> Listed records:
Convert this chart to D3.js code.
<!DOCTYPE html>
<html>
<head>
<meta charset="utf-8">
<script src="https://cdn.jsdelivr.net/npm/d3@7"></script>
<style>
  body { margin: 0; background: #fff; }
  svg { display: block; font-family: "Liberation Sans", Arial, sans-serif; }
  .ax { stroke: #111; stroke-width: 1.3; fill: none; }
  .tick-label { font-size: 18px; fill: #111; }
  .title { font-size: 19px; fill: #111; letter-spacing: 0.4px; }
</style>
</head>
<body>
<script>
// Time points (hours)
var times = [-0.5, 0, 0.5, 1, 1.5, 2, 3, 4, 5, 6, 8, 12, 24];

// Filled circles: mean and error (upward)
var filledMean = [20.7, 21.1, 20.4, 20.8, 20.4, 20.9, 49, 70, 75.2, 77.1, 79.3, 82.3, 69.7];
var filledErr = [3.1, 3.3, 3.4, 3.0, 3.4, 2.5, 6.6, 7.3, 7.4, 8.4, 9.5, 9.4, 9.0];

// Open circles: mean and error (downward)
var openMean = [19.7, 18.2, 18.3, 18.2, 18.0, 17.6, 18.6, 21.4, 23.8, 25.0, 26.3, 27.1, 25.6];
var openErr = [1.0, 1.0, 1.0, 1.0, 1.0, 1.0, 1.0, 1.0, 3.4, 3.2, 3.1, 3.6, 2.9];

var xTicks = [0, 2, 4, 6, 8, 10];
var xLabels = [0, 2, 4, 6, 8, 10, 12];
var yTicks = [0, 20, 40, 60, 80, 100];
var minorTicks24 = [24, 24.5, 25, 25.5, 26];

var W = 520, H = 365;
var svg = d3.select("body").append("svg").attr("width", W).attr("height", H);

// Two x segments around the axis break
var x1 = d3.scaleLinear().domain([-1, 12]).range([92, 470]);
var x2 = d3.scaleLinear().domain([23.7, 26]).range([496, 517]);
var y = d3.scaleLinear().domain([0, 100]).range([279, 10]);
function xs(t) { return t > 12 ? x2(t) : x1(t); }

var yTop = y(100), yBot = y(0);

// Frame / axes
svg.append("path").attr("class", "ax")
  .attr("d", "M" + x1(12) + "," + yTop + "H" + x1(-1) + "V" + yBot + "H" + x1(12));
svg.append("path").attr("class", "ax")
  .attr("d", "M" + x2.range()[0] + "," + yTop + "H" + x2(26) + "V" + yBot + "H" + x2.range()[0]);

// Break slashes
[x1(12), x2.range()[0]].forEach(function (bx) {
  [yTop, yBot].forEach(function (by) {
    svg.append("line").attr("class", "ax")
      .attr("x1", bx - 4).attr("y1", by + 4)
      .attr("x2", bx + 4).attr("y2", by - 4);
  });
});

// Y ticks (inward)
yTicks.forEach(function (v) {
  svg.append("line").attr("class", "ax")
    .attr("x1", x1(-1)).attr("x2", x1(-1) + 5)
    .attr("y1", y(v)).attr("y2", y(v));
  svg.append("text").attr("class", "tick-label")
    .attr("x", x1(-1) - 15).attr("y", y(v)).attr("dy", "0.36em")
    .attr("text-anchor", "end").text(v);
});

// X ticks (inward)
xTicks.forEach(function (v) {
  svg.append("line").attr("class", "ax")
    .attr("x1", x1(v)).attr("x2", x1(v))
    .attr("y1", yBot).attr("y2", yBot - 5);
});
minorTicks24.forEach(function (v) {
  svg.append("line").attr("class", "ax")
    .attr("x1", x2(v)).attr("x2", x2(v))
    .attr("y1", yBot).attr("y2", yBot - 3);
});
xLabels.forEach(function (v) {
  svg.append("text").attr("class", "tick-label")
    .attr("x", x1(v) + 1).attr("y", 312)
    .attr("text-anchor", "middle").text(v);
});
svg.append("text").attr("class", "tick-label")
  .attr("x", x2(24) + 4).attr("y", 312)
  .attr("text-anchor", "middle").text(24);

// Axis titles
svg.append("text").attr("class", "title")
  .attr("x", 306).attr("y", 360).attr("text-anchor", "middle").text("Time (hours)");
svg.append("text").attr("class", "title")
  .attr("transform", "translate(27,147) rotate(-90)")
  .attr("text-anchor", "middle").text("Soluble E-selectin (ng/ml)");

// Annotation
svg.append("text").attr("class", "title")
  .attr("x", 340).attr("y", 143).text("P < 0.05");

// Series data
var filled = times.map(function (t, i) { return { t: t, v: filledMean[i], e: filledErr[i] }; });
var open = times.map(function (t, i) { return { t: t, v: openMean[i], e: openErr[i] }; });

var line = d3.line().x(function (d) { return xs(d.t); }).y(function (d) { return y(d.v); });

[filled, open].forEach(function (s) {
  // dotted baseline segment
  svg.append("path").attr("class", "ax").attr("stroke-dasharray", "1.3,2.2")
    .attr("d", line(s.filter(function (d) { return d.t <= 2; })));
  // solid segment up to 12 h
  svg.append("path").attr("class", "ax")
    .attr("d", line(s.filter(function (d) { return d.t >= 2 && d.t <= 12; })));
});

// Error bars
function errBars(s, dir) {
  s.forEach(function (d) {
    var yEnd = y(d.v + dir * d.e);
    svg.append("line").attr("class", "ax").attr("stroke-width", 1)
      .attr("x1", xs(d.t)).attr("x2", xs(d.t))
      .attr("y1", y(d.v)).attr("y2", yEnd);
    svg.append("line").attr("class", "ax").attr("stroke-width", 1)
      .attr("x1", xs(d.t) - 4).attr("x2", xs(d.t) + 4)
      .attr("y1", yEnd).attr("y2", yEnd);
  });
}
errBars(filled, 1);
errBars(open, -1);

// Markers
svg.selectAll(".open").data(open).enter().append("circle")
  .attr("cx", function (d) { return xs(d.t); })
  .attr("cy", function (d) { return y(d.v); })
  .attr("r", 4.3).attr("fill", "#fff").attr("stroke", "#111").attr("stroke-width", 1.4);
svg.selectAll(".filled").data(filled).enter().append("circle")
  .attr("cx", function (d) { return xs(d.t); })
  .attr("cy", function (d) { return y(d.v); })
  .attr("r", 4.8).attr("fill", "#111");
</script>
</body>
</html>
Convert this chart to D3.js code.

> Task statement:
The lines from the first of the entries through the line holding "9.5, 9.4, 9.0];" are to be restated word for word, and no others.

> Answer to the problem:
Convert this chart to D3.js code.
<!DOCTYPE html>
<html>
<head>
<meta charset="utf-8">
<script src="https://cdn.jsdelivr.net/npm/d3@7"></script>
<style>
  body { margin: 0; background: #fff; }
  svg { display: block; font-family: "Liberation Sans", Arial, sans-serif; }
  .ax { stroke: #111; stroke-width: 1.3; fill: none; }
  .tick-label { font-size: 18px; fill: #111; }
  .title { font-size: 19px; fill: #111; letter-spacing: 0.4px; }
</style>
</head>
<body>
<script>
// Time points (hours)
var times = [-0.5, 0, 0.5, 1, 1.5, 2, 3, 4, 5, 6, 8, 12, 24];

// Filled circles: mean and error (upward)
var filledMean = [20.7, 21.1, 20.4, 20.8, 20.4, 20.9, 49, 70, 75.2, 77.1, 79.3, 82.3, 69.7];
var filledErr = [3.1, 3.3, 3.4, 3.0, 3.4, 2.5, 6.6, 7.3, 7.4, 8.4, 9.5, 9.4, 9.0];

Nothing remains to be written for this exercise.